Set exercise — Only the lines from the top of the listing below to the line that has "(tlistname) at (453.5,29)" should be echoed, with both ends kept and pictures left out.
☆ ☆ ☆
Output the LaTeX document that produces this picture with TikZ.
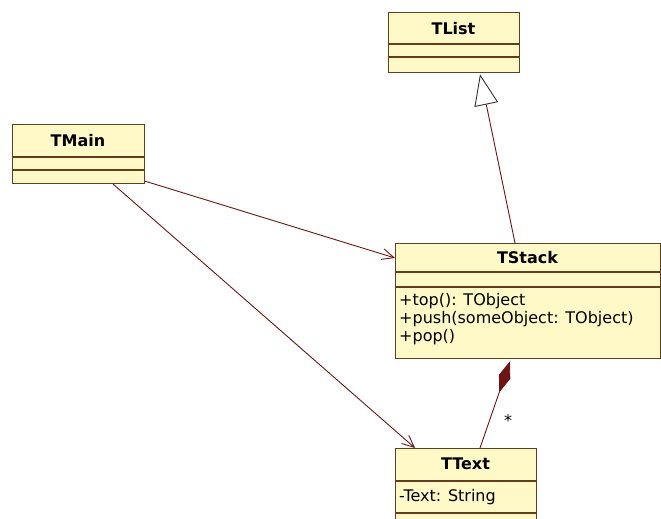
\documentclass[tikz,border=0pt]{standalone}
\usepackage{fontspec}
\setmainfont{DejaVu Sans}
\usetikzlibrary{arrows.meta}
\definecolor{boxfill}{RGB}{255,249,200}
\definecolor{boxline}{RGB}{100,60,30}
\definecolor{connc}{RGB}{110,20,20}
\begin{document}
\begin{tikzpicture}[x=1pt,y=-1pt,
  umlbox/.style={draw=boxline, fill=boxfill, line width=1.2pt, anchor=north west, inner sep=0pt},
  sep/.style={draw=boxline, line width=1.2pt},
  cname/.style={font=\fontsize{16}{18}\selectfont\bfseries, inner sep=0pt},
  member/.style={font=\fontsize{16}{18}\selectfont, anchor=west, inner sep=0pt},
  conn/.style={draw=connc, line width=0.9pt},
]
\useasboundingbox (0,0) rectangle (661,519);

% TList
\node[umlbox, minimum width=131pt, minimum height=60pt] (tlist) at (388,12) {};
\draw[sep] ([yshift=-32pt]tlist.north west) -- ([yshift=-32pt]tlist.north east);
\draw[sep] ([yshift=-45pt]tlist.north west) -- ([yshift=-45pt]tlist.north east);
\node[cname] (tlistname) at (453.5,29) {TList};

% TMain
\node[umlbox, minimum width=132pt, minimum height=59pt] (tmain) at (12,124) {};
\draw[sep] ([yshift=-33pt]tmain.north west) -- ([yshift=-33pt]tmain.north east);
\draw[sep] ([yshift=-46pt]tmain.north west) -- ([yshift=-46pt]tmain.north east);
\node[cname] (tmainname) at (78,141) {TMain};

% TStack
\node[umlbox, minimum width=265pt, minimum height=115pt] (tstack) at (395,243) {};
\draw[sep] ([yshift=-29pt]tstack.north west) -- ([yshift=-29pt]tstack.north east);
\draw[sep] ([yshift=-44pt]tstack.north west) -- ([yshift=-44pt]tstack.north east);
\node[cname] (tstackname) at (527.5,258) {TStack};
\node[member] (op1) at (399,301) {+top(): TObject};
\node[member] (op2) at (399,319) {+push(someObject: TObject)};
\node[member] (op3) at (399,337) {+pop()};

% TText
\node[umlbox, minimum width=141pt, minimum height=80pt] (ttext) at (395,448) {};
\draw[sep] ([yshift=-33pt]ttext.north west) -- ([yshift=-33pt]ttext.north east);
\draw[sep] ([yshift=-65pt]ttext.north west) -- ([yshift=-65pt]ttext.north east);
\node[cname] (ttextname) at (465.5,464) {TText};
\node[member] (attr1) at (399,497) {-Text: String};

% connectors
\draw[conn, -{Triangle[open, length=31pt, width=24pt, fill=white, color=black!80]}]
  ([xshift=120pt]tstack.north west) -- ([xshift=92pt, yshift=-1pt]tlist.south west);
\draw[conn, -{Straight Barb[length=12pt, width=11pt]}]
  ([yshift=3pt]tmain.south east) -- ([yshift=-15pt]tstack.north west);
\draw[conn, -{Straight Barb[length=12pt, width=11pt]}]
  ([xshift=-32pt]tmain.south east) -- ([xshift=20pt]ttext.north west);
\draw[conn, {Diamond[length=33pt, width=12pt, fill=connc]}-]
  ([xshift=115pt, yshift=-2pt]tstack.south west) -- ([xshift=85pt]ttext.north west);
\node[font=\fontsize{16}{18}\selectfont, inner sep=0pt] (mult) at (508,421) {*};
\end{tikzpicture}
\end{document}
☆ ☆ ☆
The answer —
Output the LaTeX document that produces this picture with TikZ.
\documentclass[tikz,border=0pt]{standalone}
\usepackage{fontspec}
\setmainfont{DejaVu Sans}
\usetikzlibrary{arrows.meta}
\definecolor{boxfill}{RGB}{255,249,200}
\definecolor{boxline}{RGB}{100,60,30}
\definecolor{connc}{RGB}{110,20,20}
\begin{document}
\begin{tikzpicture}[x=1pt,y=-1pt,
  umlbox/.style={draw=boxline, fill=boxfill, line width=1.2pt, anchor=north west, inner sep=0pt},
  sep/.style={draw=boxline, line width=1.2pt},
  cname/.style={font=\fontsize{16}{18}\selectfont\bfseries, inner sep=0pt},
  member/.style={font=\fontsize{16}{18}\selectfont, anchor=west, inner sep=0pt},
  conn/.style={draw=connc, line width=0.9pt},
]
\useasboundingbox (0,0) rectangle (661,519);

% TList
\node[umlbox, minimum width=131pt, minimum height=60pt] (tlist) at (388,12) {};
\draw[sep] ([yshift=-32pt]tlist.north west) -- ([yshift=-32pt]tlist.north east);
\draw[sep] ([yshift=-45pt]tlist.north west) -- ([yshift=-45pt]tlist.north east);
\node[cname] (tlistname) at (453.5,29) {TList};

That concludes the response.